The exercise: Output every entry exactly as written, skipping any pictures.

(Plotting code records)
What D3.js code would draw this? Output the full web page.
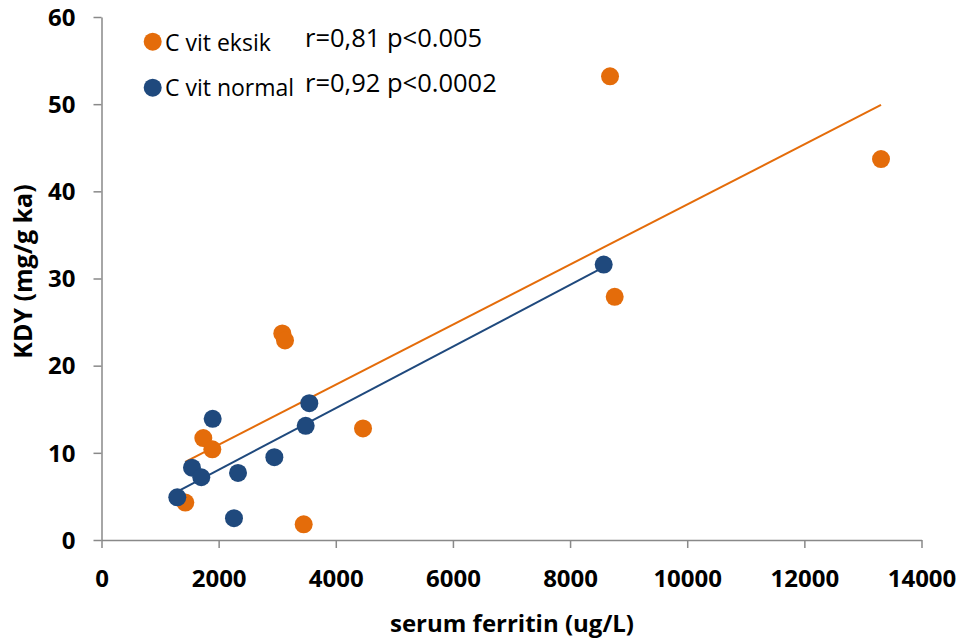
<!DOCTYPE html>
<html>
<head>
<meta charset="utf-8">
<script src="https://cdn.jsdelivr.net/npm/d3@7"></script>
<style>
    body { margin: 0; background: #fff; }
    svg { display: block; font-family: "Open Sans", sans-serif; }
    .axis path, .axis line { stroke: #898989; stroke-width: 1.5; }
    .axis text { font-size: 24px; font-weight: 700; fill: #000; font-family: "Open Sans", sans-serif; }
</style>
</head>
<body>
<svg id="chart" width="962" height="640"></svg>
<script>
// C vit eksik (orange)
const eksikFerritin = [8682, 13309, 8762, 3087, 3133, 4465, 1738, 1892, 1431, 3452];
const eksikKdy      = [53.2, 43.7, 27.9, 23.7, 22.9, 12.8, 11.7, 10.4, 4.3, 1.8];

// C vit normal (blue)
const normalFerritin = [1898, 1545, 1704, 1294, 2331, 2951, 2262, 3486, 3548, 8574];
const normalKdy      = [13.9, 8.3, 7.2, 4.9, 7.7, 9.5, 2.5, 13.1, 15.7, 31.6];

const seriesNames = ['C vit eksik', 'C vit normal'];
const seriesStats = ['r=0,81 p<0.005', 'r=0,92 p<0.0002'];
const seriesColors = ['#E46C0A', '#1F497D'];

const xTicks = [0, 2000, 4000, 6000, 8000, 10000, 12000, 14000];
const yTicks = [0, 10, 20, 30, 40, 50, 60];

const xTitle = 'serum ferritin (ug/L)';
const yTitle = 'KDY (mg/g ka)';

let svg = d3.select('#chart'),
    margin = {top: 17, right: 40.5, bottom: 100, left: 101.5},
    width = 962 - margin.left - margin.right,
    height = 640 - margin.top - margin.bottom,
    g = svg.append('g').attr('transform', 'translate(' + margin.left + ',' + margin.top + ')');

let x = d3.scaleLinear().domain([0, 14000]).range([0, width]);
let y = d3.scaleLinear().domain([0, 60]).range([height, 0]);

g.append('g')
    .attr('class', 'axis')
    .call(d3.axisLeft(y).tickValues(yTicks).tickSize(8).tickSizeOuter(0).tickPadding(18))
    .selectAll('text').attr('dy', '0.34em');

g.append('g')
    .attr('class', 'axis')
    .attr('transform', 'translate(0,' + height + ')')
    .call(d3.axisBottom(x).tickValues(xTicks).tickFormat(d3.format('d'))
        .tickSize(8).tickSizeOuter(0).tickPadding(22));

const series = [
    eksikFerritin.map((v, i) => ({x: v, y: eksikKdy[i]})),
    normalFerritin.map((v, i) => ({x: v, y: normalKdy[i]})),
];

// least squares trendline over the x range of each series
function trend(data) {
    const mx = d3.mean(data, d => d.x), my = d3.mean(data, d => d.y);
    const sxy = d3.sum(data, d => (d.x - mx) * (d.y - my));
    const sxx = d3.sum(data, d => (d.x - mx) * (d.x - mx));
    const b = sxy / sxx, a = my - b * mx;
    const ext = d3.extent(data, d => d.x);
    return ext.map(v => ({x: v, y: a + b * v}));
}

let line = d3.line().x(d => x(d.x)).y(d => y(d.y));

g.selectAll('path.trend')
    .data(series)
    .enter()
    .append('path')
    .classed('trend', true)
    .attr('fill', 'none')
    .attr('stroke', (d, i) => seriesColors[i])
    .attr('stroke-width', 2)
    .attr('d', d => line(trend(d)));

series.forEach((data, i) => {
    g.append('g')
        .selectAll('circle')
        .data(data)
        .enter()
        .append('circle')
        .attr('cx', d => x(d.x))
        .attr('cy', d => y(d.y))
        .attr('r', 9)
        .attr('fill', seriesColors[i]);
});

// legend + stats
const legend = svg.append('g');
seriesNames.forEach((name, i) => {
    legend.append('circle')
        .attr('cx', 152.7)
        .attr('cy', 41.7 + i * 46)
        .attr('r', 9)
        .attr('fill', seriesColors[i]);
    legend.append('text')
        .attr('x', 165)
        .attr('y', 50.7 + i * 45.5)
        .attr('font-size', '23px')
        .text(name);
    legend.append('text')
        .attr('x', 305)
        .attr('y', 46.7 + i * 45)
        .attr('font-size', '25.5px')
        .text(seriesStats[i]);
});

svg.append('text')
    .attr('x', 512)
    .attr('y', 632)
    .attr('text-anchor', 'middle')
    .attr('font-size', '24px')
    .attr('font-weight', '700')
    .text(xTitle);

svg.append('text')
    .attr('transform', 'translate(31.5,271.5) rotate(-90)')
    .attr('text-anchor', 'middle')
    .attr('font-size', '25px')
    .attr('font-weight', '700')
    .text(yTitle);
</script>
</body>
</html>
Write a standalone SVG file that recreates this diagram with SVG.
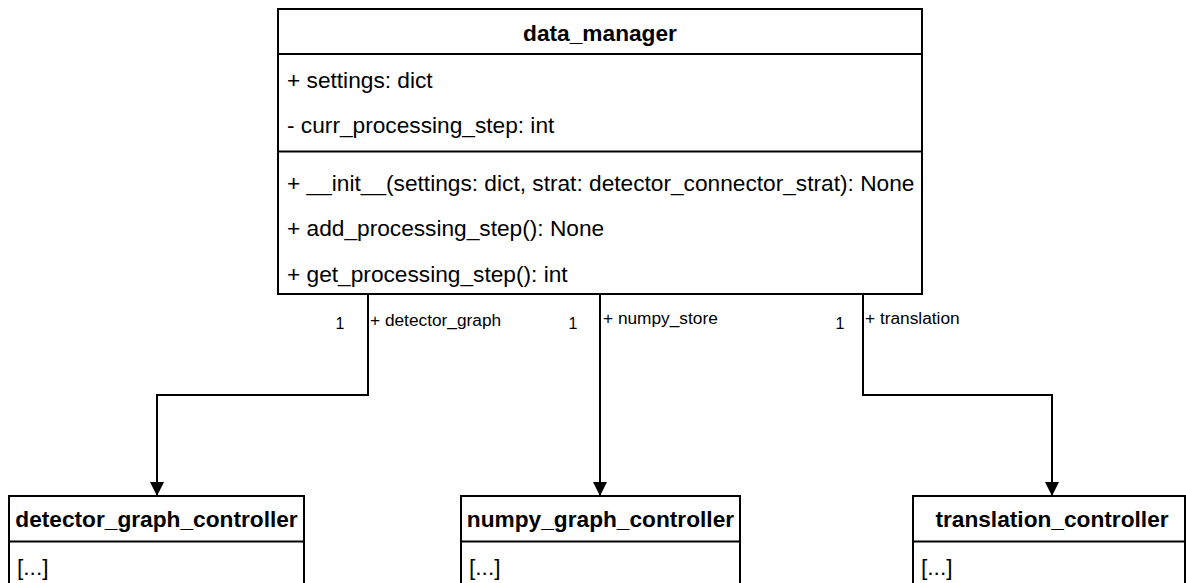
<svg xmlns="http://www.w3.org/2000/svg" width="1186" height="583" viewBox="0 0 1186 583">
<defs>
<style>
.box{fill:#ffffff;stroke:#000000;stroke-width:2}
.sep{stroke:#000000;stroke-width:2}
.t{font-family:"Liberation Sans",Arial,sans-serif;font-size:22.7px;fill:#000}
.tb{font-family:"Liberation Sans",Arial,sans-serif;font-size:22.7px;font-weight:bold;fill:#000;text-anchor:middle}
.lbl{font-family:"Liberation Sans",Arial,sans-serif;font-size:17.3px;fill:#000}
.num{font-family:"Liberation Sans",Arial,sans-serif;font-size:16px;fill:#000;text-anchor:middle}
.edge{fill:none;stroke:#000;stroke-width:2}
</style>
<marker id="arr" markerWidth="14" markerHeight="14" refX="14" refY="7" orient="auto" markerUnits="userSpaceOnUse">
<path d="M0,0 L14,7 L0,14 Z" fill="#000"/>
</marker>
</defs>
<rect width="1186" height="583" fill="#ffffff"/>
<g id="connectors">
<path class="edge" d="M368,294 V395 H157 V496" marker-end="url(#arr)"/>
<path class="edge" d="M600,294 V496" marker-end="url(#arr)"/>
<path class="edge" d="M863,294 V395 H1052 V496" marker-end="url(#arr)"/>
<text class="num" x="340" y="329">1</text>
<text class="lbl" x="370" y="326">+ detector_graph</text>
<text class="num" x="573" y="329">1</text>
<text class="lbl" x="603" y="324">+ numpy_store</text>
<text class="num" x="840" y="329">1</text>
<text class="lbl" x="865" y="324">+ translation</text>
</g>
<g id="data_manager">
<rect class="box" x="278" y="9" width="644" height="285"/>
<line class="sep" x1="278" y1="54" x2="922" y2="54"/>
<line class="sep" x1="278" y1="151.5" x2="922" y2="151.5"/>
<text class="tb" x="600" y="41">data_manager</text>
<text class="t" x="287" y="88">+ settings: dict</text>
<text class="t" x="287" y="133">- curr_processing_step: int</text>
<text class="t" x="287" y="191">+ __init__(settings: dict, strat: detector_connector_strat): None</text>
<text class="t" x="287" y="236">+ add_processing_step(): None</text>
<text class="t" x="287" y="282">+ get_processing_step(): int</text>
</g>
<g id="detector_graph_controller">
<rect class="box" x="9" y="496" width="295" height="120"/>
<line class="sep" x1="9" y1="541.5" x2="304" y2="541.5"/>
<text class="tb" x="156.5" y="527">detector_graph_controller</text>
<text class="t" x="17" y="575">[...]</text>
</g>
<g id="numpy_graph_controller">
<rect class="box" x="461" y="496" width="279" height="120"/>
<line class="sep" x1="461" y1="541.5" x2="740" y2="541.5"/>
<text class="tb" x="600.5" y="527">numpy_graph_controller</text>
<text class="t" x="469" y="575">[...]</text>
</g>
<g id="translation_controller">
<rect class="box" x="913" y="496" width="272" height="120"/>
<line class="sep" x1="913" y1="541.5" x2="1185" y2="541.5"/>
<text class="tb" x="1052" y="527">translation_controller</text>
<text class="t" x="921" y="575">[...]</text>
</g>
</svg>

Completed task:
What D3.js code would draw this? Output the full web page.
<!DOCTYPE html>
<html>
<head>
<meta charset="utf-8">
<script src="https://cdn.jsdelivr.net/npm/d3@7"></script>
<style>
    body { margin: 0; background: #fff; }
    svg { display: block; font-family: "Open Sans", sans-serif; }
    .axis path, .axis line { stroke: #898989; stroke-width: 1.5; }
    .axis text { font-size: 24px; font-weight: 700; fill: #000; font-family: "Open Sans", sans-serif; }
</style>
</head>
<body>
<svg id="chart" width="962" height="640"></svg>
<script>
// C vit eksik (orange)
const eksikFerritin = [8682, 13309, 8762, 3087, 3133, 4465, 1738, 1892, 1431, 3452];
const eksikKdy      = [53.2, 43.7, 27.9, 23.7, 22.9, 12.8, 11.7, 10.4, 4.3, 1.8];

// C vit normal (blue)
const normalFerritin = [1898, 1545, 1704, 1294, 2331, 2951, 2262, 3486, 3548, 8574];
const normalKdy      = [13.9, 8.3, 7.2, 4.9, 7.7, 9.5, 2.5, 13.1, 15.7, 31.6];

const seriesNames = ['C vit eksik', 'C vit normal'];
const seriesStats = ['r=0,81 p<0.005', 'r=0,92 p<0.0002'];
const seriesColors = ['#E46C0A', '#1F497D'];

const xTicks = [0, 2000, 4000, 6000, 8000, 10000, 12000, 14000];
const yTicks = [0, 10, 20, 30, 40, 50, 60];

const xTitle = 'serum ferritin (ug/L)';
const yTitle = 'KDY (mg/g ka)';

let svg = d3.select('#chart'),
    margin = {top: 17, right: 40.5, bottom: 100, left: 101.5},
    width = 962 - margin.left - margin.right,
    height = 640 - margin.top - margin.bottom,
    g = svg.append('g').attr('transform', 'translate(' + margin.left + ',' + margin.top + ')');

let x = d3.scaleLinear().domain([0, 14000]).range([0, width]);
let y = d3.scaleLinear().domain([0, 60]).range([height, 0]);

g.append('g')
    .attr('class', 'axis')
    .call(d3.axisLeft(y).tickValues(yTicks).tickSize(8).tickSizeOuter(0).tickPadding(18))
    .selectAll('text').attr('dy', '0.34em');

g.append('g')
    .attr('class', 'axis')
    .attr('transform', 'translate(0,' + height + ')')
    .call(d3.axisBottom(x).tickValues(xTicks).tickFormat(d3.format('d'))
        .tickSize(8).tickSizeOuter(0).tickPadding(22));

const series = [
    eksikFerritin.map((v, i) => ({x: v, y: eksikKdy[i]})),
    normalFerritin.map((v, i) => ({x: v, y: normalKdy[i]})),
];

// least squares trendline over the x range of each series
function trend(data) {
    const mx = d3.mean(data, d => d.x), my = d3.mean(data, d => d.y);
    const sxy = d3.sum(data, d => (d.x - mx) * (d.y - my));
    const sxx = d3.sum(data, d => (d.x - mx) * (d.x - mx));
    const b = sxy / sxx, a = my - b * mx;
    const ext = d3.extent(data, d => d.x);
    return ext.map(v => ({x: v, y: a + b * v}));
}

let line = d3.line().x(d => x(d.x)).y(d => y(d.y));

g.selectAll('path.trend')
    .data(series)
    .enter()
    .append('path')
    .classed('trend', true)
    .attr('fill', 'none')
    .attr('stroke', (d, i) => seriesColors[i])
    .attr('stroke-width', 2)
    .attr('d', d => line(trend(d)));

series.forEach((data, i) => {
    g.append('g')
        .selectAll('circle')
        .data(data)
        .enter()
        .append('circle')
        .attr('cx', d => x(d.x))
        .attr('cy', d => y(d.y))
        .attr('r', 9)
        .attr('fill', seriesColors[i]);
});

// legend + stats
const legend = svg.append('g');
seriesNames.forEach((name, i) => {
    legend.append('circle')
        .attr('cx', 152.7)
        .attr('cy', 41.7 + i * 46)
        .attr('r', 9)
        .attr('fill', seriesColors[i]);
    legend.append('text')
        .attr('x', 165)
        .attr('y', 50.7 + i * 45.5)
        .attr('font-size', '23px')
        .text(name);
    legend.append('text')
        .attr('x', 305)
        .attr('y', 46.7 + i * 45)
        .attr('font-size', '25.5px')
        .text(seriesStats[i]);
});

svg.append('text')
    .attr('x', 512)
    .attr('y', 632)
    .attr('text-anchor', 'middle')
    .attr('font-size', '24px')
    .attr('font-weight', '700')
    .text(xTitle);

svg.append('text')
    .attr('transform', 'translate(31.5,271.5) rotate(-90)')
    .attr('text-anchor', 'middle')
    .attr('font-size', '25px')
    .attr('font-weight', '700')
    .text(yTitle);
</script>
</body>
</html>
Write a standalone SVG file that recreates this diagram with SVG.
<svg xmlns="http://www.w3.org/2000/svg" width="1186" height="583" viewBox="0 0 1186 583">
<defs>
<style>
.box{fill:#ffffff;stroke:#000000;stroke-width:2}
.sep{stroke:#000000;stroke-width:2}
.t{font-family:"Liberation Sans",Arial,sans-serif;font-size:22.7px;fill:#000}
.tb{font-family:"Liberation Sans",Arial,sans-serif;font-size:22.7px;font-weight:bold;fill:#000;text-anchor:middle}
.lbl{font-family:"Liberation Sans",Arial,sans-serif;font-size:17.3px;fill:#000}
.num{font-family:"Liberation Sans",Arial,sans-serif;font-size:16px;fill:#000;text-anchor:middle}
.edge{fill:none;stroke:#000;stroke-width:2}
</style>
<marker id="arr" markerWidth="14" markerHeight="14" refX="14" refY="7" orient="auto" markerUnits="userSpaceOnUse">
<path d="M0,0 L14,7 L0,14 Z" fill="#000"/>
</marker>
</defs>
<rect width="1186" height="583" fill="#ffffff"/>
<g id="connectors">
<path class="edge" d="M368,294 V395 H157 V496" marker-end="url(#arr)"/>
<path class="edge" d="M600,294 V496" marker-end="url(#arr)"/>
<path class="edge" d="M863,294 V395 H1052 V496" marker-end="url(#arr)"/>
<text class="num" x="340" y="329">1</text>
<text class="lbl" x="370" y="326">+ detector_graph</text>
<text class="num" x="573" y="329">1</text>
<text class="lbl" x="603" y="324">+ numpy_store</text>
<text class="num" x="840" y="329">1</text>
<text class="lbl" x="865" y="324">+ translation</text>
</g>
<g id="data_manager">
<rect class="box" x="278" y="9" width="644" height="285"/>
<line class="sep" x1="278" y1="54" x2="922" y2="54"/>
<line class="sep" x1="278" y1="151.5" x2="922" y2="151.5"/>
<text class="tb" x="600" y="41">data_manager</text>
<text class="t" x="287" y="88">+ settings: dict</text>
<text class="t" x="287" y="133">- curr_processing_step: int</text>
<text class="t" x="287" y="191">+ __init__(settings: dict, strat: detector_connector_strat): None</text>
<text class="t" x="287" y="236">+ add_processing_step(): None</text>
<text class="t" x="287" y="282">+ get_processing_step(): int</text>
</g>
<g id="detector_graph_controller">
<rect class="box" x="9" y="496" width="295" height="120"/>
<line class="sep" x1="9" y1="541.5" x2="304" y2="541.5"/>
<text class="tb" x="156.5" y="527">detector_graph_controller</text>
<text class="t" x="17" y="575">[...]</text>
</g>
<g id="numpy_graph_controller">
<rect class="box" x="461" y="496" width="279" height="120"/>
<line class="sep" x1="461" y1="541.5" x2="740" y2="541.5"/>
<text class="tb" x="600.5" y="527">numpy_graph_controller</text>
<text class="t" x="469" y="575">[...]</text>
</g>
<g id="translation_controller">
<rect class="box" x="913" y="496" width="272" height="120"/>
<line class="sep" x1="913" y1="541.5" x2="1185" y2="541.5"/>
<text class="tb" x="1052" y="527">translation_controller</text>
<text class="t" x="921" y="575">[...]</text>
</g>
</svg>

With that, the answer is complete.